## Data for the task
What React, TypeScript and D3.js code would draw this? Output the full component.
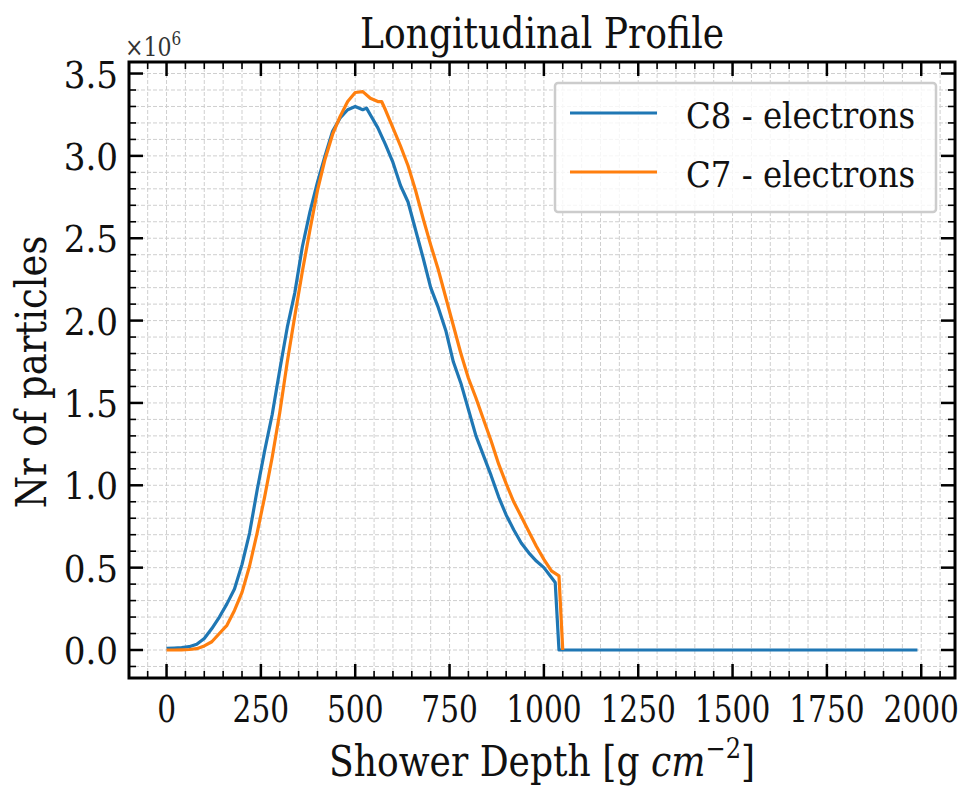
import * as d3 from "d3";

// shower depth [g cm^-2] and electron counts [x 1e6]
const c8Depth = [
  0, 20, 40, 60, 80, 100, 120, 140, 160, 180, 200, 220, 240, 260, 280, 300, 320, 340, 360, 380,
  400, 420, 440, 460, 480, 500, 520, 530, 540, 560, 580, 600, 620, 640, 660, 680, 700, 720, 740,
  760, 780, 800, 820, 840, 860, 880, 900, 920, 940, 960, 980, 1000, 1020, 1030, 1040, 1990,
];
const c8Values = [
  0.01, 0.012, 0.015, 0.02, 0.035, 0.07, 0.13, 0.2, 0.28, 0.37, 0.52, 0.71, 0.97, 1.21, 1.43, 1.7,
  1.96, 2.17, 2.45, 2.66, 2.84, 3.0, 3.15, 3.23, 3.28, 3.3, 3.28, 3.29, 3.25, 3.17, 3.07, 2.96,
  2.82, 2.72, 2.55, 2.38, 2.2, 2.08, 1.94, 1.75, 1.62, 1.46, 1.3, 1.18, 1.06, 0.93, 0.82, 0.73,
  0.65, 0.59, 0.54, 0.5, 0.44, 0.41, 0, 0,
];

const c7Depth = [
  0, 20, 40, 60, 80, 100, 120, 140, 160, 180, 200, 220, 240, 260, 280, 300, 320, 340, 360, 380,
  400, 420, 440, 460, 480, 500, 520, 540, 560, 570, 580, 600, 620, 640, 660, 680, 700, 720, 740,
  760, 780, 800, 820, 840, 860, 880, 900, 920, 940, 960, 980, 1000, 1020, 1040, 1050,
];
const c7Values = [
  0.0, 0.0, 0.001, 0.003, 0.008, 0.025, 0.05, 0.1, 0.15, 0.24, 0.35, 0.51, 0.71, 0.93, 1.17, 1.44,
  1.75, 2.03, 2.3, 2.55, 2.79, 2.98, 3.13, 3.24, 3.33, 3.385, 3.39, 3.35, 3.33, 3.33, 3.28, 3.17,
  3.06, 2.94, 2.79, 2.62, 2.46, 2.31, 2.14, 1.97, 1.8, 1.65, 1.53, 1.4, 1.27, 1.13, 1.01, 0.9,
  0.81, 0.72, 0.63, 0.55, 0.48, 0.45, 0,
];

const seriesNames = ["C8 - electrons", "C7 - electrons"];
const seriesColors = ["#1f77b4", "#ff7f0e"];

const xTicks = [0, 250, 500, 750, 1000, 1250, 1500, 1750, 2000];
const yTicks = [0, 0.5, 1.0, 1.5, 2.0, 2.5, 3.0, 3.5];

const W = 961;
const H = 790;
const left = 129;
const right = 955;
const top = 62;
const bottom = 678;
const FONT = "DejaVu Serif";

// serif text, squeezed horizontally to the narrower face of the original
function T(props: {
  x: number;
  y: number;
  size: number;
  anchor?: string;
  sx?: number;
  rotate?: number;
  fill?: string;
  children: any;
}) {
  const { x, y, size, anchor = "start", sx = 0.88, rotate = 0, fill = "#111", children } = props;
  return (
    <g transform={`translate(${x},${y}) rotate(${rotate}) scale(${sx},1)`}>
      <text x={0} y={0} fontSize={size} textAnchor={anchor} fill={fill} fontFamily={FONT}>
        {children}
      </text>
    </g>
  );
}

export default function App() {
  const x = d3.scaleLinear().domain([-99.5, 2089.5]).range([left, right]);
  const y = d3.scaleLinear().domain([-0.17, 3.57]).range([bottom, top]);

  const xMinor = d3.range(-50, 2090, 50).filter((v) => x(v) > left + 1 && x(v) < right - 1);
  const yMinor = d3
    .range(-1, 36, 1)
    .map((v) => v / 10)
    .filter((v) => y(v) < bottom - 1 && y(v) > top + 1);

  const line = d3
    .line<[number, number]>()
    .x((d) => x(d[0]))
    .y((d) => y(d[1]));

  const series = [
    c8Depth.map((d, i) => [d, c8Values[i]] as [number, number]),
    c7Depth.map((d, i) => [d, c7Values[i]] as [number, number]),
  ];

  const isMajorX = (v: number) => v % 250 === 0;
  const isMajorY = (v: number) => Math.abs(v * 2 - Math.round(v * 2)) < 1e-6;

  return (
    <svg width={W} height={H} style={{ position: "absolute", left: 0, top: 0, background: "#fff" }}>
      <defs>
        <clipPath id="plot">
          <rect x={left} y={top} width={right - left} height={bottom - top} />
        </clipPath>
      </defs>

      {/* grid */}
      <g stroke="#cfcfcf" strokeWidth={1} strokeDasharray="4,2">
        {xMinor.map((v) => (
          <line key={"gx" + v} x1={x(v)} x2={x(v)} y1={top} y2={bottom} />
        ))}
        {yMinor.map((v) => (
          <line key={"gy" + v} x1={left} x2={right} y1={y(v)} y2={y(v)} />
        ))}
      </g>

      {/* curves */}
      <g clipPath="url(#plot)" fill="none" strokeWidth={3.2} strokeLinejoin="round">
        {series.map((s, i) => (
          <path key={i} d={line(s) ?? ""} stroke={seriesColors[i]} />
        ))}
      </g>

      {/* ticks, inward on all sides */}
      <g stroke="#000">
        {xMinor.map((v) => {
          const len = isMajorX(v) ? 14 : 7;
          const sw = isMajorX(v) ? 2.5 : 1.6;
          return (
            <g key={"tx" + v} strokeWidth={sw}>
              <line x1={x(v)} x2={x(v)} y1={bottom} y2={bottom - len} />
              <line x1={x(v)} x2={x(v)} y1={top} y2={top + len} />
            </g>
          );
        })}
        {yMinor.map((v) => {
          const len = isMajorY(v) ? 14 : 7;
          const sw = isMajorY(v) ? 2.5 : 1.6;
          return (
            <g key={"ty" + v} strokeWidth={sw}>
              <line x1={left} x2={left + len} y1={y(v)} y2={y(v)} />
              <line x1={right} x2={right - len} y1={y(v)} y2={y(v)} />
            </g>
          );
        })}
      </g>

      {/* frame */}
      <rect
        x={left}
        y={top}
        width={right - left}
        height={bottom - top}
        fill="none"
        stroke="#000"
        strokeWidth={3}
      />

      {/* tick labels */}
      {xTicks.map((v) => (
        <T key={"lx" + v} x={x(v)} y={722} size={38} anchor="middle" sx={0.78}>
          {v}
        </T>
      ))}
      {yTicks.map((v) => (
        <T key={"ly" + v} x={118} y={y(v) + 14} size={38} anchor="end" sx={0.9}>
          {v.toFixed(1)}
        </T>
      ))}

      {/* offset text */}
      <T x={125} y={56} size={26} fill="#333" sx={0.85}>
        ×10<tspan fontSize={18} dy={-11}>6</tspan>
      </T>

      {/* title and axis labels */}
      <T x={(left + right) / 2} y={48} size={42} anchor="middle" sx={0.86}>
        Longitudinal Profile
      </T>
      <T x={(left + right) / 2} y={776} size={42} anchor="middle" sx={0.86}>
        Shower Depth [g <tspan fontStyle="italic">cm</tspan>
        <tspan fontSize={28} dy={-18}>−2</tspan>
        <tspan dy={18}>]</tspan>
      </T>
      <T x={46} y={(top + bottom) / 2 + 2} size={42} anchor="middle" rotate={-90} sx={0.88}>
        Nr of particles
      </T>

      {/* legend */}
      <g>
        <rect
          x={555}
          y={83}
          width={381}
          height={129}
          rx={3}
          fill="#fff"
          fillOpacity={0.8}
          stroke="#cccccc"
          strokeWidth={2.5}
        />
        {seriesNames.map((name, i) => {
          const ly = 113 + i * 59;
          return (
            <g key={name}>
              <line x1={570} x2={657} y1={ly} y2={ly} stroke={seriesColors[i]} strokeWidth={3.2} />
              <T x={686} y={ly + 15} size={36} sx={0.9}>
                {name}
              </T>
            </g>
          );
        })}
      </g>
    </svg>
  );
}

---

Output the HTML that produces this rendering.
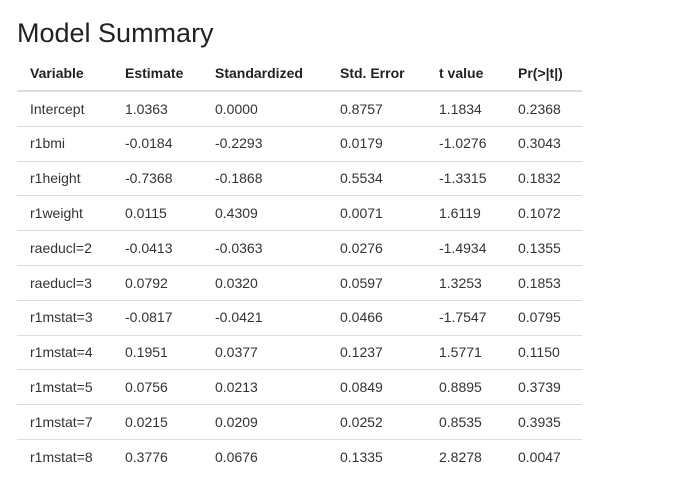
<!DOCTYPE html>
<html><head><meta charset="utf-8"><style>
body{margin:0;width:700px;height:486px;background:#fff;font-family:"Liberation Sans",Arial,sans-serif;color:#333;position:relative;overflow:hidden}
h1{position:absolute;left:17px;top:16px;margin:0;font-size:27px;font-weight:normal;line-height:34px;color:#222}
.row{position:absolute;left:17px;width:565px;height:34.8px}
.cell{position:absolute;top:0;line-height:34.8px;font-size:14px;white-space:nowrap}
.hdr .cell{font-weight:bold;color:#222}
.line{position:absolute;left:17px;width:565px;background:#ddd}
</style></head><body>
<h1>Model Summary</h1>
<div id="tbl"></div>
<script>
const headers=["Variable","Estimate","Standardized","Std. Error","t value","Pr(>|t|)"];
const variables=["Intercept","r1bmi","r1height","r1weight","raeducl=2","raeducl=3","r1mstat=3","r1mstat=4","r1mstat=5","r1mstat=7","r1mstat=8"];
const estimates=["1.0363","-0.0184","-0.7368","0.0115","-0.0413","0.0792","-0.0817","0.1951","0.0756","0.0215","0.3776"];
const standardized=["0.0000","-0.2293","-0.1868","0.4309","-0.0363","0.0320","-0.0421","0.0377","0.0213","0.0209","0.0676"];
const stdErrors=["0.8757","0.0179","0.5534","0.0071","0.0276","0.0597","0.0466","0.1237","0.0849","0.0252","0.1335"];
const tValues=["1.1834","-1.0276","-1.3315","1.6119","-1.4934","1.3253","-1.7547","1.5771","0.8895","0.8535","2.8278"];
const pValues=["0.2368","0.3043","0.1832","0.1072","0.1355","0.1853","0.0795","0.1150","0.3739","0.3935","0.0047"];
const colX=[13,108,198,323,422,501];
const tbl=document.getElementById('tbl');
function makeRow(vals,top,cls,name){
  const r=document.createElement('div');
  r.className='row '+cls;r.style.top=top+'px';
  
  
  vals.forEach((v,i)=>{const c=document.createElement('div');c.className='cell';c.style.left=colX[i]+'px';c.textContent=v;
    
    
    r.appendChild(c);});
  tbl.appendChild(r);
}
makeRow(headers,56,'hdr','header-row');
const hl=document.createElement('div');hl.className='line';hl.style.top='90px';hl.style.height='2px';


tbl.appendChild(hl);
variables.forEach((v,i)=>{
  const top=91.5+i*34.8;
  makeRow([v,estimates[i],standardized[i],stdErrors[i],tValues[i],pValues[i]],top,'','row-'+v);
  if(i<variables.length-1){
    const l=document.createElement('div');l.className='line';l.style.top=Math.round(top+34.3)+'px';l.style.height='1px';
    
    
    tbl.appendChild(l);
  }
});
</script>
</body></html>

## Instructions to follow
Go through the records and show every line with the string "this" in it.

## Solution below
What React, TypeScript and D3.js code would draw this? Output the full component.
Output the HTML that produces this rendering.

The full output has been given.